In 1999 a woman who had worked as a youth minister at a Colorado Episcopal church was terminated after it was learned she was a lesbian living with another woman. She sued in federal court, but the lawsuit was dismissed, with the court ruling her suit was barred by the First Amendment. (The case was Bryce v. Episcopal Church in Diocese of Colorado.)
In 2001, a California church’s worship minister, Bob Gunn, was let go when it was discovered he was gay. He sued the church, primarily because the pastor told the congregation why Gunn – who was popular with members – had been fired. The church won in court. (The case was Gunn v. Mariners Church.)
ADF has listed on its website suggested bylaw language for churches. (Read the two ADF articles on the subject – http://www.alliancedefendingfreedom.org/content/docs/issues/church/Suggested-Lang-Church-bylaws.pdf and http://www.speakupmovement.org/Church/Content/userfiles/Resources/church_seven_bylaws.pdf. Also, read the suggested language at the end of this article.)
“What we tell churches is that the clearer and the more explicit you can make your religious beliefs about those issues, the better off you are going to be in defending yourself against a claim of discrimination,” Stanley said. “Because then it becomes: You’re not discriminating against an individual based upon their sexual orientation or marital status. You’re making a decision to abide by your religious beliefs. And that’s protected by the Constitution. The more that we can move this from the ground of a claim of discrimination based on sexual orientation or marital status to the ground of ‘We are simply abiding by our deeply and sincerely held religious beliefs,’ the better off a legal defense is going to be.”
The legalization of gay marriage, Stanley said, will impact religious freedoms.
“Religious liberty is on the chopping block any time same-sex marriage is legalized or normalized in the culture,” he said. “But we’re not defenseless and we’re not left hopeless. If same-sex marriage is legalized by the Supreme Court, these types of cases that we see pop up, they’re just going to become more commonplace.”
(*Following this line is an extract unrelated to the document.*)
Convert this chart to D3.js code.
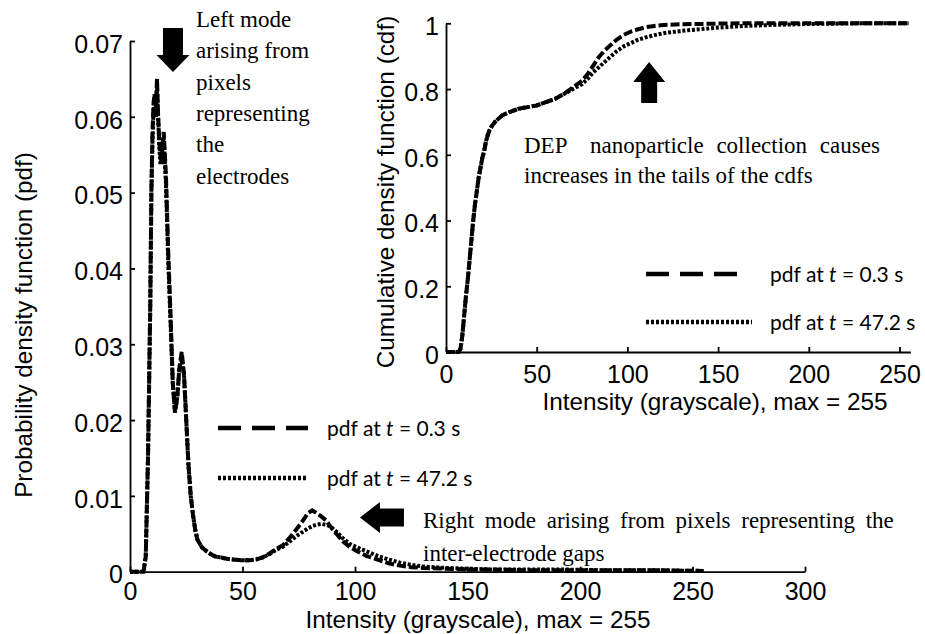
<!DOCTYPE html>
<html>
<head>
<meta charset="utf-8">
<script src="https://cdn.jsdelivr.net/npm/d3@7"></script>
<style>
  body { margin: 0; background: #fff; }
  svg { display: block; background: #fff; }
  .tick text { font-family: "Liberation Sans", Arial, sans-serif; font-size: 25px; fill: #000; }
  .tick line, .domain { stroke: #000; stroke-width: 1.8px; }
  .axis-title { font-family: "Liberation Sans", Arial, sans-serif; font-size: 24.3px; fill: #000; }
  .note { font-family: "Liberation Serif", "Times New Roman", serif; font-size: 23px; fill: #000; }
  .legend-text { font-family: Lato, "Open Sans", sans-serif; font-size: 21px; fill: #000; }
  .curve { fill: none; stroke: #000; stroke-width: 4px; }
</style>
</head>
<body>
<div id="chart"></div>
<script>
// ---- pdf (main panel) ----
const pdfIntensity = [0, 6, 7, 8, 9, 9.5, 10, 10.5, 11, 11.5, 12, 12.5, 13, 13.5, 14,
  14.5, 15, 15.5, 16, 16.5, 17, 18, 19, 20, 21, 22, 23, 24, 25, 26, 27, 28, 29, 30, 32,
  34, 36, 38, 40, 43, 46, 50, 53, 56, 59, 62, 65, 68, 71, 74, 77, 79, 81, 83, 85, 87, 89,
  92, 95, 98, 101, 105, 110, 115, 120, 125, 130, 140, 150, 160, 175, 190, 210, 230, 255];

const pdfEarly = [0, 0, 0.002, 0.015, 0.035, 0.05, 0.058, 0.062, 0.063, 0.061, 0.065,
  0.060, 0.057, 0.055, 0.054, 0.056, 0.058, 0.055, 0.052, 0.047, 0.042, 0.034, 0.025,
  0.021, 0.023, 0.027, 0.029, 0.026, 0.020, 0.014, 0.010, 0.0075, 0.0055, 0.0042, 0.0032,
  0.0027, 0.0023, 0.0020, 0.0019, 0.0017, 0.0016, 0.0015, 0.0015, 0.0016, 0.0019, 0.0024,
  0.0030, 0.0035, 0.0045, 0.0056, 0.0068, 0.0077, 0.0081, 0.0077, 0.0073, 0.0068, 0.0060,
  0.0049, 0.0039, 0.0032, 0.0027, 0.0021, 0.0016, 0.0011, 0.0008, 0.0006, 0.0005, 0.0004,
  0.0003, 0.0003, 0.0002, 0.0002, 0.0002, 0.0002, 0.0001];

const pdfLate = [0, 0, 0.002, 0.015, 0.035, 0.05, 0.057, 0.061, 0.063, 0.060, 0.064,
  0.060, 0.056, 0.054, 0.054, 0.057, 0.057, 0.054, 0.051, 0.046, 0.041, 0.033, 0.025,
  0.021, 0.023, 0.027, 0.028, 0.026, 0.020, 0.014, 0.010, 0.0075, 0.0055, 0.0042, 0.0032,
  0.0027, 0.0023, 0.0020, 0.0019, 0.0017, 0.0016, 0.0015, 0.0015, 0.0016, 0.0019, 0.0023,
  0.0029, 0.0033, 0.0040, 0.0047, 0.0053, 0.0057, 0.0060, 0.0062, 0.0063, 0.0062, 0.0060,
  0.0052, 0.0043, 0.0036, 0.0032, 0.0027, 0.0021, 0.0016, 0.0012, 0.0009, 0.0007, 0.0005,
  0.0004, 0.0003, 0.0003, 0.0003, 0.0002, 0.0002, 0.0001];

// ---- cdf (inset) ----
const cdfIntensity = [0, 7, 8, 9, 10, 11, 12, 13, 14, 15, 16, 17, 18, 19, 20, 21, 22, 23,
  24, 25, 27, 29, 31, 35, 40, 45, 50, 55, 60, 65, 70, 75, 78, 81, 84, 87, 90, 94, 98, 102,
  106, 110, 115, 120, 130, 140, 150, 165, 180, 200, 230, 255];

const cdfEarly = [0, 0, 0.01, 0.05, 0.11, 0.17, 0.22, 0.28, 0.34, 0.40, 0.45, 0.49, 0.53,
  0.56, 0.59, 0.61, 0.64, 0.66, 0.675, 0.685, 0.70, 0.71, 0.72, 0.73, 0.74, 0.745, 0.75,
  0.76, 0.77, 0.785, 0.805, 0.825, 0.845, 0.87, 0.895, 0.915, 0.93, 0.95, 0.965, 0.975,
  0.982, 0.988, 0.992, 0.995, 0.997, 0.998, 0.999, 1, 1, 1, 1, 1];

const cdfLate = [0, 0, 0.01, 0.05, 0.11, 0.17, 0.22, 0.28, 0.34, 0.40, 0.45, 0.49, 0.53,
  0.56, 0.59, 0.61, 0.64, 0.66, 0.675, 0.685, 0.70, 0.71, 0.72, 0.73, 0.74, 0.745, 0.75,
  0.76, 0.77, 0.785, 0.80, 0.815, 0.83, 0.85, 0.865, 0.88, 0.895, 0.915, 0.93, 0.94,
  0.95, 0.957, 0.964, 0.97, 0.977, 0.982, 0.987, 0.992, 0.995, 0.998, 1, 1];

// ---- ticks and labels ----
const mainXTicks = [0, 50, 100, 150, 200, 250, 300];
const mainYTicks = [0, 0.01, 0.02, 0.03, 0.04, 0.05, 0.06, 0.07];
const insetXTicks = [0, 50, 100, 150, 200, 250];
const insetYTicks = [0, 0.2, 0.4, 0.6, 0.8, 1];
const legendTimes = ['0.3', '47.2'];
const xTitle = 'Intensity (grayscale), max = 255';

const config = {
  width: 925,
  height: 634,
  dashCurve: '9,3',
  dotCurve: '3,1.8',
  dashLegend: '23,11',
  dotLegend: '3,2'
};

const svg = d3.select('#chart').append('svg')
  .attr('width', config.width)
  .attr('height', config.height);

// scales
const xMain = d3.scaleLinear().domain([0, 300]).range([130, 805]);
const yMain = d3.scaleLinear().domain([0, 0.07]).range([571.7, 41]);
const xInset = d3.scaleLinear().domain([0, 256]).range([446, 910.4]);
const yInset = d3.scaleLinear().domain([0, 1]).range([352, 23.3]);

/**
 * Draw inward-ticked axes (left + bottom only)
 */
function drawAxes(x, y, xTicks, yTicks, yFmt, xPad, yPad) {
  svg.append('g')
    .attr('transform', `translate(0,${y.range()[0]})`)
    .call(d3.axisBottom(x).tickValues(xTicks).tickSizeInner(-5).tickSizeOuter(0)
      .tickPadding(xPad).tickFormat(d3.format('d')));
  const ya = svg.append('g')
    .attr('transform', `translate(${x.range()[0]},0)`)
    .call(d3.axisLeft(y).tickValues(yTicks).tickSizeInner(-5).tickSizeOuter(0)
      .tickPadding(yPad).tickFormat(yFmt));
  ya.selectAll('.tick text').attr('dy', '0.45em');
}

drawAxes(xMain, yMain, mainXTicks, mainYTicks,
  d => d === 0 ? '0' : d3.format('.2f')(d), 11, 7);
drawAxes(xInset, yInset, insetXTicks, insetYTicks, d3.format('~g'), 13, 7);

// curves
function drawCurve(x, y, xs, ys, dash) {
  const line = d3.line().x(d => x(d[0])).y(d => y(d[1]));
  svg.append('path')
    .attr('class', 'curve')
    .attr('d', line(d3.zip(xs, ys)))
    .attr('stroke-dasharray', dash);
}

drawCurve(xMain, yMain, pdfIntensity, pdfLate, config.dotCurve);
drawCurve(xMain, yMain, pdfIntensity, pdfEarly, config.dashCurve);
drawCurve(xInset, yInset, cdfIntensity, cdfLate, config.dotCurve);
drawCurve(xInset, yInset, cdfIntensity, cdfEarly, config.dashCurve);

// axis titles
svg.append('text').attr('class', 'axis-title')
  .attr('x', 478).attr('y', 628).attr('text-anchor', 'middle').text(xTitle);
svg.append('text').attr('class', 'axis-title')
  .attr('x', 715).attr('y', 410).attr('text-anchor', 'middle').text(xTitle);
svg.append('text').attr('class', 'axis-title')
  .attr('transform', 'translate(32,325) rotate(-90)')
  .attr('text-anchor', 'middle').text('Probability density function (pdf)');
svg.append('text').attr('class', 'axis-title')
  .attr('transform', 'translate(394,192) rotate(-90)')
  .attr('text-anchor', 'middle').text('Cumulative density function (cdf)');

/**
 * Legend: a dashed and a dotted sample plus "pdf at t = ... s"
 */
function drawLegend(x0, x1, dotEnd, y0, y1, textX) {
  const rows = [
    { y: y0, end: x1, dash: config.dashLegend, w: 4.5, t: legendTimes[0] },
    { y: y1, end: dotEnd, dash: config.dotLegend, w: 4.5, t: legendTimes[1] }
  ];
  rows.forEach(r => {
    svg.append('line')
      .attr('x1', x0).attr('x2', r.end).attr('y1', r.y).attr('y2', r.y)
      .attr('stroke', '#000').attr('stroke-width', r.w)
      .attr('stroke-dasharray', r.dash);
    const t = svg.append('text').attr('class', 'legend-text')
      .attr('x', textX).attr('y', r.y + 8);
    t.append('tspan').text('pdf at ');
    t.append('tspan').attr('font-style', 'italic').text('t');
    t.append('tspan').text(` = ${r.t} s`);
  });
}

drawLegend(218, 308, 308, 428, 478, 327);
drawLegend(646, 745, 752, 274, 322, 770);

/**
 * Block arrow, tip at (tx, ty); dir: 'down' | 'left' | 'up'
 */
function blockArrow(tx, ty, dir, len, headLen, headW, shaftW) {
  const pts = [
    [0, 0], [headW / 2, headLen], [shaftW / 2, headLen], [shaftW / 2, len],
    [-shaftW / 2, len], [-shaftW / 2, headLen], [-headW / 2, headLen]
  ];
  const rot = { down: 180, left: -90, up: 0 }[dir];
  svg.append('polygon')
    .attr('points', pts.map(p => p.join(',')).join(' '))
    .attr('transform', `translate(${tx},${ty}) rotate(${rot})`)
    .attr('fill', '#000');
}

blockArrow(xMain(19.1), yMain(0.0659), 'down', 44, 17, 33, 20);
blockArrow(xMain(102.2), yMain(0.00715), 'left', 44, 20, 31, 18);
blockArrow(xInset(112), yInset(0.882), 'up', 41, 20, 32, 16);

// annotation text
const leftNote = ['Left mode', 'arising from', 'pixels', 'representing', 'the', 'electrodes'];
svg.append('text').attr('class', 'note')
  .selectAll('tspan').data(leftNote).join('tspan')
  .attr('x', 196).attr('y', (d, i) => 27 + i * 31.3)
  .text(d => d);

svg.append('text').attr('class', 'note')
  .attr('x', 423).attr('y', 528).attr('word-spacing', '5px')
  .text('Right mode arising from pixels representing the');
svg.append('text').attr('class', 'note')
  .attr('x', 423).attr('y', 561).text('inter-electrode gaps');

svg.append('text').attr('class', 'note')
  .attr('x', 524).attr('y', 153).text('DEP');
svg.append('text').attr('class', 'note')
  .attr('x', 590).attr('y', 153).attr('word-spacing', '7px')
  .text('nanoparticle collection causes');
svg.append('text').attr('class', 'note')
  .attr('x', 524).attr('y', 183)
  .text('increases in the tails of the cdfs');
</script>
</body>
</html>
In January, Frank Page, president of the Southern Baptist Convention’s Executive Committee, urged Southern Baptists and other Christians to pray for the Supreme Court as it takes up the issue of marriage. Read his column here.
Following is ADF’s suggested language on marriage and sexuality for church bylaws:
“We believe that term ‘marriage’ has only one meaning and that is marriage sanctioned by God which joins one man and one woman in a single, exclusive union, as delineated in Scripture.
“We believe that God intends sexual intimacy to only occur between a man and a woman who are married to each other. We believe that God has commanded that no intimate sexual activity be engaged in outside of a marriage between a man and a woman.
“We believe that any form of sexual immorality, such as adultery, fornication, homosexuality, bisexual conduct, bestiality, incest, pornography or any attempt to change one’s sex, or disagreement with one’s biological sex, is sinful and offensive to God.
“We believe that in order to preserve the function and integrity of the church as the local Body of Christ, and to provide a biblical role model to the church members and the community, it is imperative that all persons employed by the church in any capacity, or who serve as volunteers, should abide by and agree to this Statement on Marriage and Sexuality and conduct themselves accordingly.
“We believe that God offers redemption and restoration to all who confess and forsake their sin, seeking His mercy and forgiveness through Jesus Christ.
“We believe that every person must be afforded compassion, love, kindness, respect, and dignity. Hateful and harassing behavior or attitudes directed toward any individual are to be repudiated and are not in accord with scripture nor the doctrines of the church.”
(EDITOR’S NOTE – Michael Foust is associate editor of Baptist Press.)